-- Start of Stored data --

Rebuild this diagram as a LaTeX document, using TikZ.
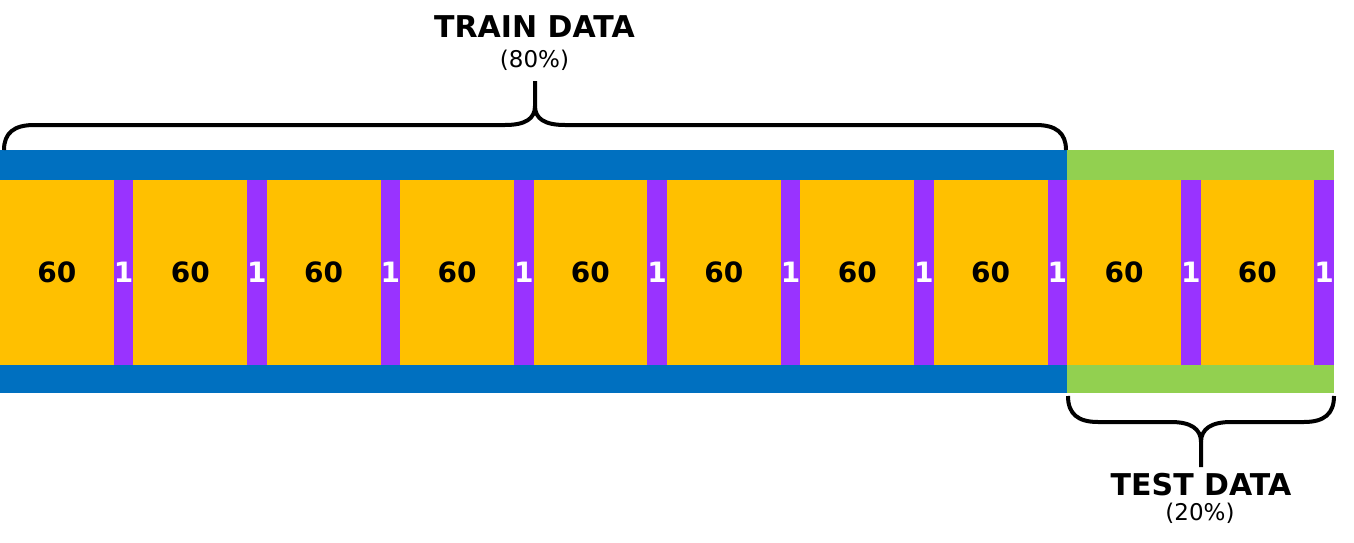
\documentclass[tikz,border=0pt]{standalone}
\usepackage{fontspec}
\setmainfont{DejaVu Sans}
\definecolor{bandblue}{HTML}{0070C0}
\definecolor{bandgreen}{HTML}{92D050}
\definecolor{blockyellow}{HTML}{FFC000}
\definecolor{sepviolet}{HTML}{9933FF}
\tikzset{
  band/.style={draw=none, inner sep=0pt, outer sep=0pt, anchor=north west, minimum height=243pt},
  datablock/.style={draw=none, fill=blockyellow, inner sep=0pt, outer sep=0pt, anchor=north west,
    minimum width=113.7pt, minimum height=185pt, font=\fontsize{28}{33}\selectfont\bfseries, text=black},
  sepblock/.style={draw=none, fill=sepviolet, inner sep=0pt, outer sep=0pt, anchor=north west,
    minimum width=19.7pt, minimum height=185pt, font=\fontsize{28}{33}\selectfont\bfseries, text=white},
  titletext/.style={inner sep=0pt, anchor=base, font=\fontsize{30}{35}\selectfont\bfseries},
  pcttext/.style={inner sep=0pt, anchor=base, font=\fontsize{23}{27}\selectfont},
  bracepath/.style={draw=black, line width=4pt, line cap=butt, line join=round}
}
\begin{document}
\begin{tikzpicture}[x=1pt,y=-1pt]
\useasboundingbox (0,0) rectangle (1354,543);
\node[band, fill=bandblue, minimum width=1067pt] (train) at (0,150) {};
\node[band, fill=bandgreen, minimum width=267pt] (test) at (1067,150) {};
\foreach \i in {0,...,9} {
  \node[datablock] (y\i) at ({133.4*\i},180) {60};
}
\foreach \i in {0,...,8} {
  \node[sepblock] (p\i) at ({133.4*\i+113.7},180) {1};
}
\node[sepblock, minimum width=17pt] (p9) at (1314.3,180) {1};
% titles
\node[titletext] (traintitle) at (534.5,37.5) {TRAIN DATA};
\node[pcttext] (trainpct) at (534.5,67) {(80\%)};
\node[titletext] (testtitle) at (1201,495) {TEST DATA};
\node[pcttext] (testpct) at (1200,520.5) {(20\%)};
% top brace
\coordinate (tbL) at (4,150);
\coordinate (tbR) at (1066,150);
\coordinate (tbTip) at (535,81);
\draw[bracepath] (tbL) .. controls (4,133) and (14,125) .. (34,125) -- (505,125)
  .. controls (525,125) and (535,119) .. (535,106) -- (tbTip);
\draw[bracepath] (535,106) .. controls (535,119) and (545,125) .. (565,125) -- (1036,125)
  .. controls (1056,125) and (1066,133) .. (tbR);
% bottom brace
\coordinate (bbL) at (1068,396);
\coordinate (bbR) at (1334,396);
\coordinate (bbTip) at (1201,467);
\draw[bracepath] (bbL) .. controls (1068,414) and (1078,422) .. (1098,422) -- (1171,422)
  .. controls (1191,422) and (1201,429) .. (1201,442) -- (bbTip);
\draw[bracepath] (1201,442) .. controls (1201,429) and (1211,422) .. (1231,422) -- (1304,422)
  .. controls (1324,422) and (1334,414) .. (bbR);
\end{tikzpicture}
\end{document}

-- End of Stored data --

Set exercise — The listing above needs to be output again exactly. Don't include the pictures.

Result of this task —
Rebuild this diagram as a LaTeX document, using TikZ.
\documentclass[tikz,border=0pt]{standalone}
\usepackage{fontspec}
\setmainfont{DejaVu Sans}
\definecolor{bandblue}{HTML}{0070C0}
\definecolor{bandgreen}{HTML}{92D050}
\definecolor{blockyellow}{HTML}{FFC000}
\definecolor{sepviolet}{HTML}{9933FF}
\tikzset{
  band/.style={draw=none, inner sep=0pt, outer sep=0pt, anchor=north west, minimum height=243pt},
  datablock/.style={draw=none, fill=blockyellow, inner sep=0pt, outer sep=0pt, anchor=north west,
    minimum width=113.7pt, minimum height=185pt, font=\fontsize{28}{33}\selectfont\bfseries, text=black},
  sepblock/.style={draw=none, fill=sepviolet, inner sep=0pt, outer sep=0pt, anchor=north west,
    minimum width=19.7pt, minimum height=185pt, font=\fontsize{28}{33}\selectfont\bfseries, text=white},
  titletext/.style={inner sep=0pt, anchor=base, font=\fontsize{30}{35}\selectfont\bfseries},
  pcttext/.style={inner sep=0pt, anchor=base, font=\fontsize{23}{27}\selectfont},
  bracepath/.style={draw=black, line width=4pt, line cap=butt, line join=round}
}
\begin{document}
\begin{tikzpicture}[x=1pt,y=-1pt]
\useasboundingbox (0,0) rectangle (1354,543);
\node[band, fill=bandblue, minimum width=1067pt] (train) at (0,150) {};
\node[band, fill=bandgreen, minimum width=267pt] (test) at (1067,150) {};
\foreach \i in {0,...,9} {
  \node[datablock] (y\i) at ({133.4*\i},180) {60};
}
\foreach \i in {0,...,8} {
  \node[sepblock] (p\i) at ({133.4*\i+113.7},180) {1};
}
\node[sepblock, minimum width=17pt] (p9) at (1314.3,180) {1};
% titles
\node[titletext] (traintitle) at (534.5,37.5) {TRAIN DATA};
\node[pcttext] (trainpct) at (534.5,67) {(80\%)};
\node[titletext] (testtitle) at (1201,495) {TEST DATA};
\node[pcttext] (testpct) at (1200,520.5) {(20\%)};
% top brace
\coordinate (tbL) at (4,150);
\coordinate (tbR) at (1066,150);
\coordinate (tbTip) at (535,81);
\draw[bracepath] (tbL) .. controls (4,133) and (14,125) .. (34,125) -- (505,125)
  .. controls (525,125) and (535,119) .. (535,106) -- (tbTip);
\draw[bracepath] (535,106) .. controls (535,119) and (545,125) .. (565,125) -- (1036,125)
  .. controls (1056,125) and (1066,133) .. (tbR);
% bottom brace
\coordinate (bbL) at (1068,396);
\coordinate (bbR) at (1334,396);
\coordinate (bbTip) at (1201,467);
\draw[bracepath] (bbL) .. controls (1068,414) and (1078,422) .. (1098,422) -- (1171,422)
  .. controls (1191,422) and (1201,429) .. (1201,442) -- (bbTip);
\draw[bracepath] (1201,442) .. controls (1201,429) and (1211,422) .. (1231,422) -- (1304,422)
  .. controls (1324,422) and (1334,414) .. (bbR);
\end{tikzpicture}
\end{document}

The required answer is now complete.